Regarding clGetProgramInfo: does that return actual native executable code or IR? (I assume it's free to do either but in practice returns the latter, and that there's the usual "final driver compiler" between that code and what runs on the hardware, but I don't know.) An issue with that is that you can't be sure of what will run on users' systems; you're at the mercy of the version of the driver they've got installed.

MaxBarraclough · on Jan 15, 2018

> annoying boilerplate just to pass parameter values, map buffers, copy results out, etc. Sure it's all straightforward to write, but it's friction

Agree. It's quite a lot of work to orchestrate even a simple kernel.
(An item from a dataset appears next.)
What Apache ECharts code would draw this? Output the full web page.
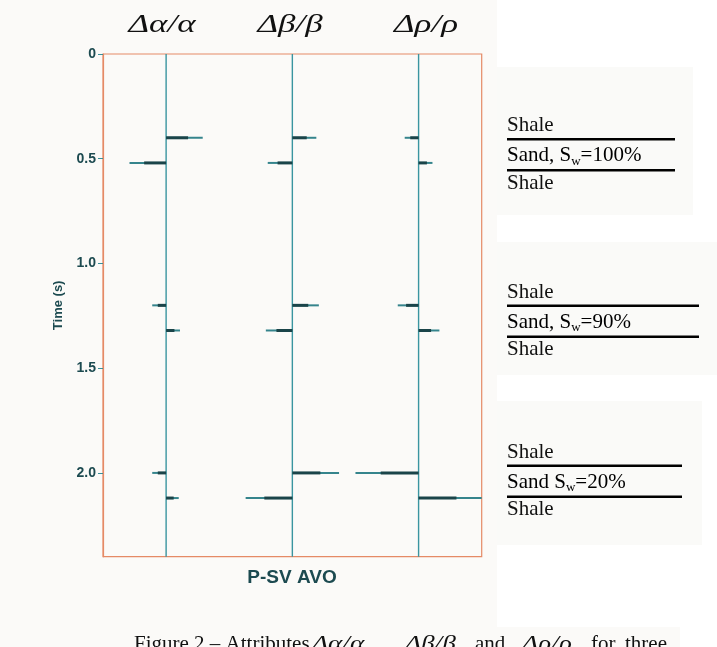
<!DOCTYPE html>
<html>
<head>
<meta charset="utf-8">
<script src="https://cdn.jsdelivr.net/npm/echarts@6/dist/echarts.min.js"></script>
<style>
  html, body { margin: 0; padding: 0; background: #ffffff; }
  #chart { width: 717px; height: 647px; }
</style>
</head>
<body>
<div id="chart"></div>
<script>
// Trace headers (one attribute per trace)
const traceNames = ['Δα/α', 'Δβ/β', 'Δρ/ρ'];
// Reflection times (s): top and base of the sand for each of the three models
const eventTimes = [0.40, 0.52, 1.20, 1.32, 2.00, 2.12];
// Spike amplitudes, in trace-spacing units (positive to the right)
const alphaAmp = [0.29, -0.29, -0.11, 0.11, -0.11, 0.10];
const betaAmp  = [0.19, -0.195, 0.21, -0.21, 0.37, -0.37];
const rhoAmp   = [-0.11, 0.11, -0.165, 0.165, -0.50, 0.50];
// Time axis ticks
const timeTicks = [0, 0.5, 1.0, 1.5, 2.0];
const timeMax = 2.4;
// Layer annotations on the right
const layerTop = ['Shale', 'Shale', 'Shale'];
const sandPrefix = ['Sand, S', 'Sand, S', 'Sand S'];
const sandSub = ['w', 'w', 'w'];
const sandSuffix = ['=100%', '=90%', '=20%'];
const layerBase = ['Shale', 'Shale', 'Shale'];
const axisTitle = 'P-SV AVO';
const yTitle = 'Time (s)';
// Caption pieces: [text, italic]
const captionParts = [
  ['Figure 2 – Attributes', false],
  ['Δα/α', true],
  [',', false],
  ['Δβ/β', true],
  ['and', false],
  ['Δρ/ρ', true],
  ['for', false],
  ['three', false]
];

const ampSets = [alphaAmp, betaAmp, rhoAmp];
const spikeData = [];
ampSets.forEach((amps, ti) => {
  amps.forEach((a, k) => spikeData.push([ti, eventTimes[k], a]));
});
const traceData = traceNames.map((_, i) => [i]);

const tealDark = '#1c4a50';
const traceColor = '#3a95a0';
const frameColor = '#e58a66';
const serif = '"Liberation Serif", "DejaVu Serif", serif';
const sans = '"Liberation Sans", Arial, sans-serif';

// Placement of the annotation blocks on the right
const blockX = 507;
const blockTops = [131.7, 298.3, 458.3];        // baseline of first "Shale"
const blockLineEnd = [675, 699, 682];
const headerX = [162, 290, 426];
const captionX = [134, 312, 370, 405, 475, 522, 591, 625];

const graphics = [];
// paper tones
graphics.push({ type: 'rect', z: -10, silent: true, shape: { x: 0, y: 0, width: 497, height: 627 }, style: { fill: '#fbfaf8' } });
graphics.push({ type: 'rect', z: -10, silent: true, shape: { x: 497, y: 67, width: 196, height: 148 }, style: { fill: '#fafaf8' } });
graphics.push({ type: 'rect', z: -10, silent: true, shape: { x: 497, y: 242, width: 220, height: 133 }, style: { fill: '#fafaf8' } });
graphics.push({ type: 'rect', z: -10, silent: true, shape: { x: 497, y: 401, width: 205, height: 144 }, style: { fill: '#fafaf8' } });
graphics.push({ type: 'rect', z: -10, silent: true, shape: { x: 0, y: 627, width: 680, height: 20 }, style: { fill: '#fbfaf8' } });

// Trace headers (wide italic)
traceNames.forEach((name, i) => {
  graphics.push({
    type: 'text', z: 10, x: headerX[i], y: 25.5, scaleX: 1.4,
    style: {
      x: 0, y: 0, text: name,
      font: 'italic 25px ' + serif, fill: '#111111',
      textAlign: 'center', textVerticalAlign: 'middle'
    }
  });
});

// Layer annotation blocks
blockTops.forEach((b, i) => {
  const plain = { font: '21px ' + serif, fill: '#111111', textAlign: 'left', textVerticalAlign: 'middle' };
  graphics.push({ type: 'text', z: 10, style: Object.assign({ x: blockX, y: b - 6, text: layerTop[i] }, plain) });
  graphics.push({ type: 'line', z: 10, shape: { x1: blockX, y1: b + 7.5, x2: blockLineEnd[i], y2: b + 7.5 }, style: { stroke: '#000', lineWidth: 2.4 } });
  graphics.push({
    type: 'text', z: 10,
    style: {
      x: blockX, y: b + 30 - 6,
      text: '{n|' + sandPrefix[i] + '}{s|' + sandSub[i] + '}{n|' + sandSuffix[i] + '}',
      textAlign: 'left', textVerticalAlign: 'middle',
      rich: {
        n: { fontFamily: serif, fontSize: 21, lineHeight: 24, color: '#111111', verticalAlign: 'middle' },
        s: { fontFamily: serif, fontSize: 13, lineHeight: 16, color: '#111111', verticalAlign: 'bottom' }
      }
    }
  });
  graphics.push({ type: 'line', z: 10, shape: { x1: blockX, y1: b + 38.5, x2: blockLineEnd[i], y2: b + 38.5 }, style: { stroke: '#000', lineWidth: 2.4 } });
  graphics.push({ type: 'text', z: 10, style: Object.assign({ x: blockX, y: b + 57.6 - 6, text: layerBase[i] }, plain) });
});

// Axis title under the panel
graphics.push({
  type: 'text', z: 10,
  style: { x: 292, y: 578, text: axisTitle, font: 'bold 19px ' + sans, fill: tealDark, textAlign: 'center', textVerticalAlign: 'middle' }
});

// Figure caption
captionParts.forEach((p, i) => {
  graphics.push({
    type: 'text', z: 10, x: captionX[i], y: 634, scaleX: p[1] ? 1.3 : 1,
    style: {
      x: 0, y: 0, text: p[0],
      font: (p[1] ? 'italic ' : '') + '21px ' + serif, fill: '#111111',
      textAlign: 'left', textVerticalAlign: 'top'
    }
  });
});

const chart = echarts.init(document.getElementById('chart'), null, { renderer: 'canvas' });
chart.setOption({
  backgroundColor: 'transparent',
  animation: false,
  grid: {
    left: 103, top: 54, width: 378.7, height: 502.7,
    show: true, borderColor: frameColor, borderWidth: 1.2, backgroundColor: 'transparent'
  },
  xAxis: {
    type: 'value', min: 0, max: 3, show: false
  },
  yAxis: {
    type: 'value', min: 0, max: timeMax, inverse: true, interval: 0.5,
    name: yTitle, nameLocation: 'middle', nameGap: 38, nameRotate: 90,
    nameTextStyle: { fontFamily: sans, fontWeight: 'bold', fontSize: 13, color: tealDark },
    axisLine: { show: true, lineStyle: { color: frameColor, width: 1.2 } },
    axisTick: { show: true, length: 5, customValues: timeTicks, lineStyle: { color: '#3a8f98', width: 1 } },
    axisLabel: {
      customValues: timeTicks, margin: 7,
      fontFamily: sans, fontWeight: 'bold', fontSize: 14, color: tealDark,
      formatter: v => (v === 0 ? '0' : v.toFixed(1))
    },
    splitLine: { show: false }
  },
  graphic: graphics,
  series: [
    {
      // vertical trace baselines
      type: 'custom',
      data: traceData,
      silent: true,
      z: 3,
      renderItem: (params, api) => {
        const x = api.value(0) + 0.5;
        const p0 = api.coord([x, 0]);
        const p1 = api.coord([x, timeMax]);
        return {
          type: 'line',
          shape: { x1: p0[0], y1: p0[1], x2: p1[0], y2: p1[1] },
          style: { stroke: traceColor, lineWidth: 1.4 }
        };
      }
    },
    {
      // reflection spikes on each trace
      type: 'custom',
      data: spikeData,
      silent: true,
      z: 4,
      renderItem: (params, api) => {
        const x = api.value(0) + 0.5;
        const t = api.value(1);
        const a = api.value(2);
        const p0 = api.coord([x, t]);
        const p1 = api.coord([x + a, t]);
        const pm = api.coord([x + a * 0.6, t]);
        return {
          type: 'group',
          children: [
            { type: 'line', shape: { x1: p0[0], y1: p0[1], x2: p1[0], y2: p1[1] }, style: { stroke: '#35848c', lineWidth: 2 } },
            { type: 'line', shape: { x1: p0[0], y1: p0[1], x2: pm[0], y2: pm[1] }, style: { stroke: '#1a4449', lineWidth: 3 } }
          ]
        };
      }
    }
  ]
});
</script>
</body>
</html>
> I assume it's free to do either

Looks that way - it seems AMD's engine lets you configure it. There are bunch of 'non-native' representations:

* the OpenCL C source itself (which may end up getting stored in the ELF)

* LLVM IR

* AMDIL (based on LLVM IR but not identical)

* HSAIL (again, like LLVM IR but not identical)

* SPIR (yet again, except that later versions of this IR aren't directly based on LLVM)

http://openwall.info/wiki/john/development/AMD-IL

The poorly-documented "-fbin-exe" flag gets you the real native code.

http://developer.amd.com/wordpress/media/2013/07/AMD_Acceler...

I believe there's a way to get it to build for GPUs other than your own. Whether it's exposed through the API, I'm not sure, but I'm fairly sure it can be done with the dev tools.

(That took quite a bit of digging, which I suppose proves your point.)